June 1st will be the 22 year anniversary of his death and I will not be answering my phone and playing into my Mom's stuff, don't have the time for it and in all honesty am very bitter about the fact that we were denied certain wants and needs because of her wanting us to basically be our brother. In no way do I ever hold him responsible for how we were shunned as children, he loved his baby sisters and so many times you could read in his face how sorry he was that she would try to force his likes on us.

As this is being typed I am still so angry at Mom for so much stuff that happened as a child. I also see lots of I, Me, etc too but this is after all my feelings. I'm angry, hurt and so many times have wanted to just scream at her for all the bullshit and emotional games she played whether she knew it or not. So after reading this a realization has come up that perhaps I would feel more about my brothers passing if I knew it wouldn't give Mom such satisfaction.

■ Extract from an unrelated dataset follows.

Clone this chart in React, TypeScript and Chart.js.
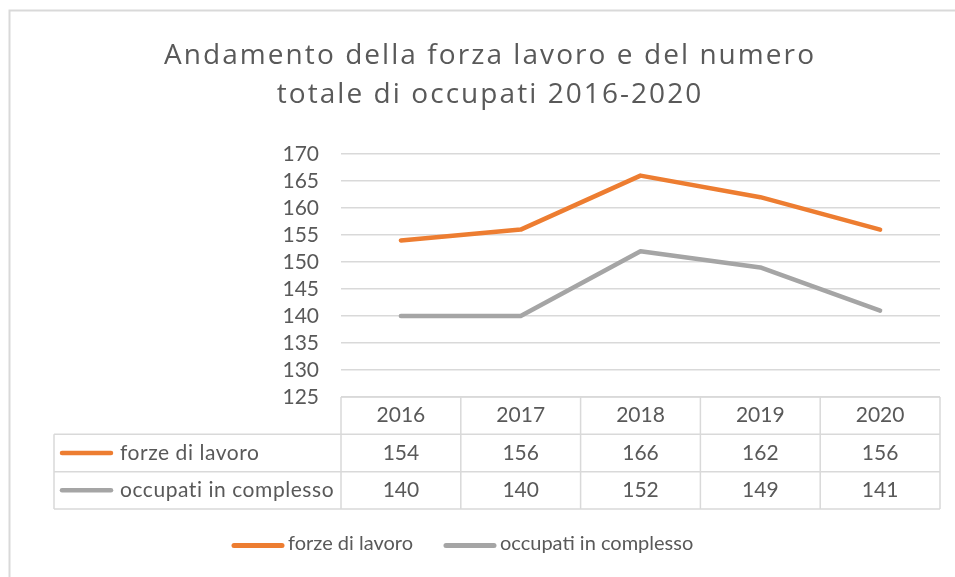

ps: I really do love my Mom and try to understand her.

6 comments:

Tall tales said...

Hey Penny

Read my post..

Jenny said...

Thanks for your honesty Penny. I admire your strength and candor. It seems in every family relationship there are issues. I know my family have a few that we still haven't dealt with. Hugs my darling.
When are you 2 girlfriends coming in to Terrace?? If it's nice on the weekend and if Shari's off we should meet at the lake.

Sharijoy said...

Pen.... hugs ans kisses
I think you have the perfect way of dealing that is right for you!! I'm the same way I don't dwell.... it serves no purpose except maybe to re-hurt yourself over and over again. and is that what your loved one would of wanted for you??? As for your mom I KNOW how you feel!! and being frank with her isn't wrong.... she needs to stop hurting herself and you and your sister.... maybe you need to point out how it is tha tyou feel. EVEN IF SHE SAYS YOUR BEING A BABY OR THAT YOU'RE JEALOUS OF YOUR BROTHER...lol as My Mom pointed out to me!!! talk to you soon!!

the therapeutic writer said...

Hey Penny... you're very honest with yourself which is refreshing and admirable. It's hard to accept that our parents don't always make the choices that are best for us, but rather, best for themselves. Parenting is *supposed* to be selfless, but the reality is that it never is.

Take your mom out of the equation and grieve for your own loss. You owe it to yourself. Grieve for not having your brother beside you today; for not having the parenting that you needed and celebrate the woman you became because of it all - insightful, compassionate, funny, intelligent and beautiful. It's not about your mom's satisfaction, it's about you.

Much love and big boob-squishin' hugs to you.

Tanya said...

Hey Penny,
Thanks for sharing your heart. This post touched me. I myself have never lost a sibling, but my husband Jason has. His parents also think about what his brother would be like had he survived (cancer). But he didn't, and life goes on. Its great to acknowledge and celebrate their lives, but I know that they wouldn't want us to suffer for them not being around anymore. You need to cherish the good times, and let go of the bad. Take care...thinking of you.

Pen said...

Thanks guys for taking the time to read and post a comment. It's not easy sometimes just throwing this stuff out there but I find it to be very cathartic.

I must get past the anger I feel towards my Mom. Talking to her doesn't help as she just denies saying or doing any of it. I do love her regardless and try to understand why.

Thank you and sending big booby squishing hugs out to all of you!